In today’s National Review, Andrew McCarthy details an aspect of Obama administration’s Iran policy which has not received much publicity to date – namely, the administration’s willingness to trade with Iranian-backed terrorists. McCarthy tells the story of Laith Qazali, a Hizbollah operative responsible for killing American soldiers in Iraq before his capture by U.S. troops there, who was quietly released on June 8 in return for the bodies of two British civilians who had been taken hostage by the Hizbollah front group in Iraq Qazali is a member of.
The tale McCarthy tells outlines how far Obama seems willing to go in an effort to change the equation between America and Iran and seek a Grand Bargain with the mullahs. We’ve seen more prominently how the president has been reluctant to call out the Iranian regime for its brutality and repression of its own people, in a vain attempt to preserve some dialogue with an illegitimate, unpopular and evil government that time and time again has rejected even the foundations of a meaningful negotiation.
Iran cannot be negotiated with. It does not wish to be negotiated with. It is a sworn enemy of the United States and it has been engaged in killing Americans and harming America’s interests since 1979. Obama might want to attempt to bring peace between our country and Iran, but such a peace is impossible with the current government in power.

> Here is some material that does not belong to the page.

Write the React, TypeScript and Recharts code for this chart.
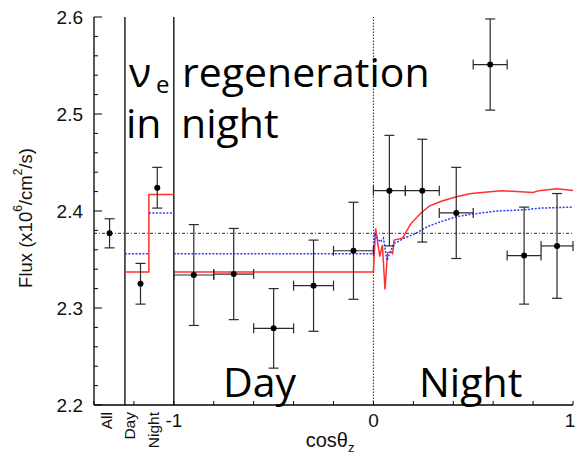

It’s obvious the president is squandering the best opportunity to turn Iran’s government over since 1979. Even if the current revolt in Iran doesn’t succeed, it will weaken and delegitimize Mahmoud Ahmedinejad as that country’s president, which serves America’s interests. As events develop in Iran it is now appearing that the demonstrators are taking rhetorical aim at “Supreme Leader” Ali Khameini, meaning this is no longer about a rigged election but an indictment of the Iranian system as a whole.
These developments should be welcomed and encouraged by the American government, which should be adding rhetorical fuel to the fire by issuing a daily recounting of the crimes of the illegitimate Iranian regime over the past 30 years. Instead, it was only yesterday before the president came forward with anything resembling bold rhetoric about the repression going on in Iran. Too little, too late.